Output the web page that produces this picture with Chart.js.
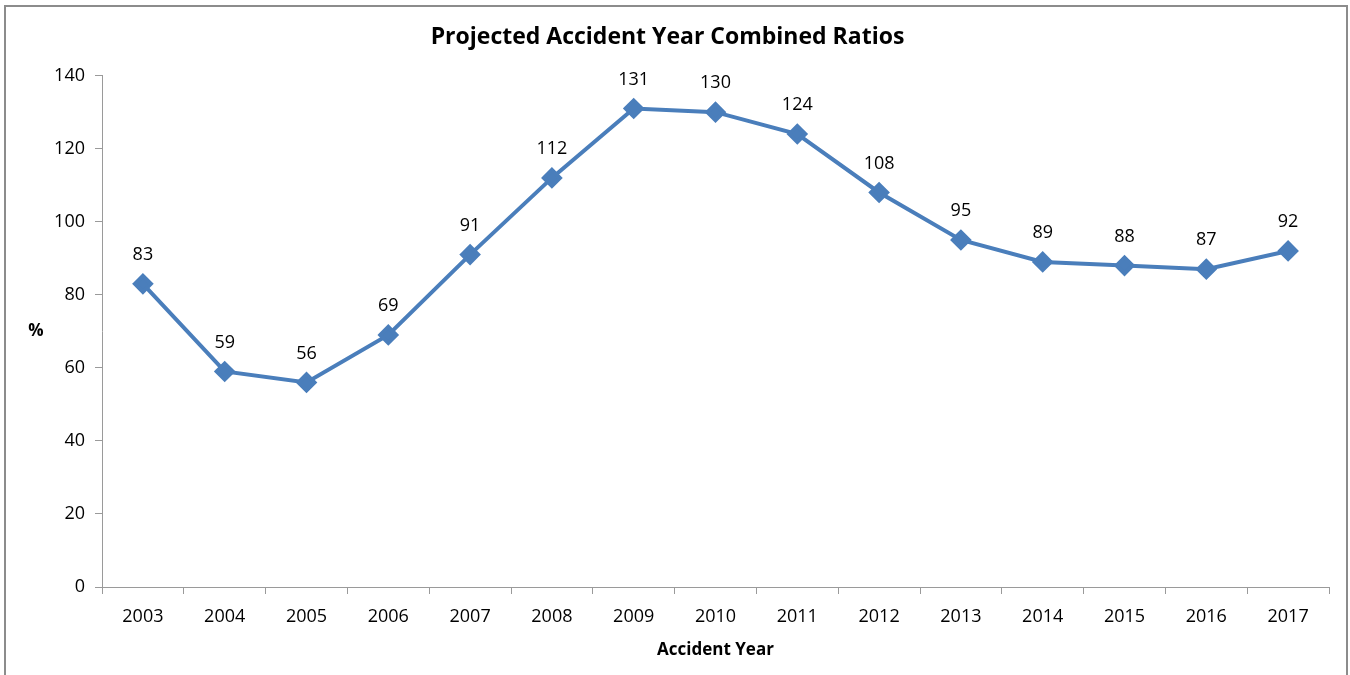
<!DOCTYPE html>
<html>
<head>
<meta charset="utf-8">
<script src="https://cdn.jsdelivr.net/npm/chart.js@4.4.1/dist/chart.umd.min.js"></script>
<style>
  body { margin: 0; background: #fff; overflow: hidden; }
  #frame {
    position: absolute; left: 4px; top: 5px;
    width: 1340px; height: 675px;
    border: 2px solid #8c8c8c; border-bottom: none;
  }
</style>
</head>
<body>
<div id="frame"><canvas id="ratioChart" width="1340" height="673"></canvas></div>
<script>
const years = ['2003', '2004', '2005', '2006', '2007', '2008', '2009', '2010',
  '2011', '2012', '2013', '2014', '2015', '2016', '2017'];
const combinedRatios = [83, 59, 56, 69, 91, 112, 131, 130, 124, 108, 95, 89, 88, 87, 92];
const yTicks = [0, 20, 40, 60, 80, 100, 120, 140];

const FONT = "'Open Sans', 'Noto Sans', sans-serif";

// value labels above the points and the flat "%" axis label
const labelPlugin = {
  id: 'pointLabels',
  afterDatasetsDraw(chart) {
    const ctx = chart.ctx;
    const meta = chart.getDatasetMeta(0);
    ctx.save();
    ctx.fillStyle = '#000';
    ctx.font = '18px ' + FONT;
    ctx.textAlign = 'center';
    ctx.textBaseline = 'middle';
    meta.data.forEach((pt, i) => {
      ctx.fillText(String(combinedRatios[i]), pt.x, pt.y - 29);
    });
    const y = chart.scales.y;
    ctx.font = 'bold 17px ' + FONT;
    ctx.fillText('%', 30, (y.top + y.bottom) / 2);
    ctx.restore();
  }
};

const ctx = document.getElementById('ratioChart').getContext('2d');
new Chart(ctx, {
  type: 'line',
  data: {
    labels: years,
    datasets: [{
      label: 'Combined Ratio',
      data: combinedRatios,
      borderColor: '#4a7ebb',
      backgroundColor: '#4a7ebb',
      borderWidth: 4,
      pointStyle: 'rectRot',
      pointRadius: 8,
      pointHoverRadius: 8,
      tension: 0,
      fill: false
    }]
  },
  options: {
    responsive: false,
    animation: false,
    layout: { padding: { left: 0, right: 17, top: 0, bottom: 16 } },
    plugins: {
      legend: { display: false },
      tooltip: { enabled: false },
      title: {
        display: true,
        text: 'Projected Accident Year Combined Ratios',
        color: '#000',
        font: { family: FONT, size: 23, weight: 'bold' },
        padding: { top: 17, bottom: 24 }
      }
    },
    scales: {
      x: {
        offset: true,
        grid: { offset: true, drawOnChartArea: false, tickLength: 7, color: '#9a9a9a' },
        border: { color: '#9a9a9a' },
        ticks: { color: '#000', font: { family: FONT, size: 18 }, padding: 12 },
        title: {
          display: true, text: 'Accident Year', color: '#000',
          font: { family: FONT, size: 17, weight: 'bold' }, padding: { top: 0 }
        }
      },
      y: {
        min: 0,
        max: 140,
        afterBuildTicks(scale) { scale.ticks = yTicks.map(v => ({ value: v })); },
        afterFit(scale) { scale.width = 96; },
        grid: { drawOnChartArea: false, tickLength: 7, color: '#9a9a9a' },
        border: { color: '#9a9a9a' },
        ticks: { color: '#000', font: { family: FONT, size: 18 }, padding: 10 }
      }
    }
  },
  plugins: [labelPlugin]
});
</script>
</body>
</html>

★ ★ ★ ★ ★ ★ ★

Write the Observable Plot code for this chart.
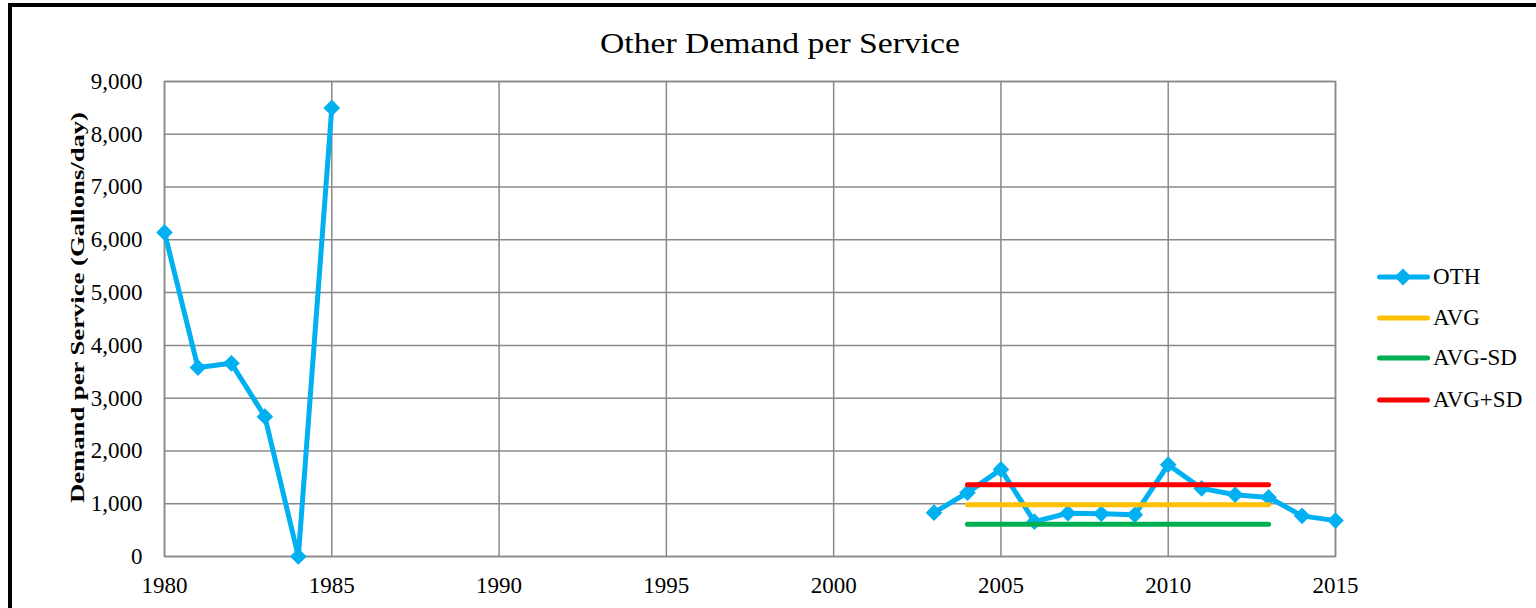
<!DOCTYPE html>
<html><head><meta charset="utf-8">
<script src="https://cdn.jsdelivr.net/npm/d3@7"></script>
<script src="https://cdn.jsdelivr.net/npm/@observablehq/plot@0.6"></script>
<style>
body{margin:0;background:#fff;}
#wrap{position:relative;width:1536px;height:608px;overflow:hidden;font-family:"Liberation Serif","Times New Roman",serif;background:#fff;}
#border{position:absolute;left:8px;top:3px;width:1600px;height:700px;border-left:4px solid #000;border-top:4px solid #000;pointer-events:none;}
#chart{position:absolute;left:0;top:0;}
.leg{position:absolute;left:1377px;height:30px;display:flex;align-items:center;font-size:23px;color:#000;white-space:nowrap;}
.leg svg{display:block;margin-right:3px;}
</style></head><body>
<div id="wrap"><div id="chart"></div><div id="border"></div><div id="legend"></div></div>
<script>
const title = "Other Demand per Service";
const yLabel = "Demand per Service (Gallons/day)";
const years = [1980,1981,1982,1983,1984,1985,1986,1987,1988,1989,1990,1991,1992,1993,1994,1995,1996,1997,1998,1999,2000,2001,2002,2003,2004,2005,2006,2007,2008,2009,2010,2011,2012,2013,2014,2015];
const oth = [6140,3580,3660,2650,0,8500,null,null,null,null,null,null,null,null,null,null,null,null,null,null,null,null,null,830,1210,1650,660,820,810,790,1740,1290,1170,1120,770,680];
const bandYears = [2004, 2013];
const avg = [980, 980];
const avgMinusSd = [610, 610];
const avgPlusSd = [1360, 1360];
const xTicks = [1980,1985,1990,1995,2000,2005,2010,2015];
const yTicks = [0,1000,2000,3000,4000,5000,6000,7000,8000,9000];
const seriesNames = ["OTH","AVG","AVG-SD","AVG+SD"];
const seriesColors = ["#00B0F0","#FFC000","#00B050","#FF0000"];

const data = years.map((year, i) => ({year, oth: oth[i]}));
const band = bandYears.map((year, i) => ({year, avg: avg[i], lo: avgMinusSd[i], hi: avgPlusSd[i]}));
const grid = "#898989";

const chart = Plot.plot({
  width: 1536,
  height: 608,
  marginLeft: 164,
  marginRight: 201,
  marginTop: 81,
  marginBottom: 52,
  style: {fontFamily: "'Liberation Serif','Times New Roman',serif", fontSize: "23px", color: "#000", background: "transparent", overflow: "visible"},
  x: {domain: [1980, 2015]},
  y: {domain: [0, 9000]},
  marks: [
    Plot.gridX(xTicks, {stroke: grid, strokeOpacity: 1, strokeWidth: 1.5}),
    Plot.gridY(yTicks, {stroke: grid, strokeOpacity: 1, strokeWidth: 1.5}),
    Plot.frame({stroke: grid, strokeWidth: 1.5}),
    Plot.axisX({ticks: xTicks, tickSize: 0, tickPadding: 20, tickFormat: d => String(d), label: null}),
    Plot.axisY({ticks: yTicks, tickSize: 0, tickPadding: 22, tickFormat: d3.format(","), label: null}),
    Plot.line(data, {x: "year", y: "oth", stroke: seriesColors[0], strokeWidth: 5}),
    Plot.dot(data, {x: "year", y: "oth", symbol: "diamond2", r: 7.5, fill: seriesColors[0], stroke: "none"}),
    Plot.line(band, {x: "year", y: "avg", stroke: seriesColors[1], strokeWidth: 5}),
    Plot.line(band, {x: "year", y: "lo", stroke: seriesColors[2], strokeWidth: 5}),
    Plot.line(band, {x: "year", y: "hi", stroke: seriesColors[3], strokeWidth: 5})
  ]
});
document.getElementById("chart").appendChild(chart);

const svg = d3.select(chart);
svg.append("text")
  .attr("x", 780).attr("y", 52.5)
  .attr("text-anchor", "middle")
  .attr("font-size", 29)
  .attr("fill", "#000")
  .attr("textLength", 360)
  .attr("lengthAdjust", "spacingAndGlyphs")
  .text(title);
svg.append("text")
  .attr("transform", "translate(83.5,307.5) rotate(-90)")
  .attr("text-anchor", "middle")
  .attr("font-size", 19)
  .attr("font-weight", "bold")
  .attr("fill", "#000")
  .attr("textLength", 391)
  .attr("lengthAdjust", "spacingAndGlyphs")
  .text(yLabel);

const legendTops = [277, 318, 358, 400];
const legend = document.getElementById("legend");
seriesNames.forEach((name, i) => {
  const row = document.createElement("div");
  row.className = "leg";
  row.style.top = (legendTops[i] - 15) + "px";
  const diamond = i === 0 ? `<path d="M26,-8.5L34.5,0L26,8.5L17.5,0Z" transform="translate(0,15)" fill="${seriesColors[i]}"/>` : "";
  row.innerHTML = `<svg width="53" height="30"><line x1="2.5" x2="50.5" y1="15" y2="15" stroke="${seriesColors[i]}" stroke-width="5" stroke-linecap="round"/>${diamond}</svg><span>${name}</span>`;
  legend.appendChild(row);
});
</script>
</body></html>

★ ★ ★ ★ ★ ★ ★

Exercise brief: Reply with one number only: the count of lines in the entries that contain "this".

Task result: 2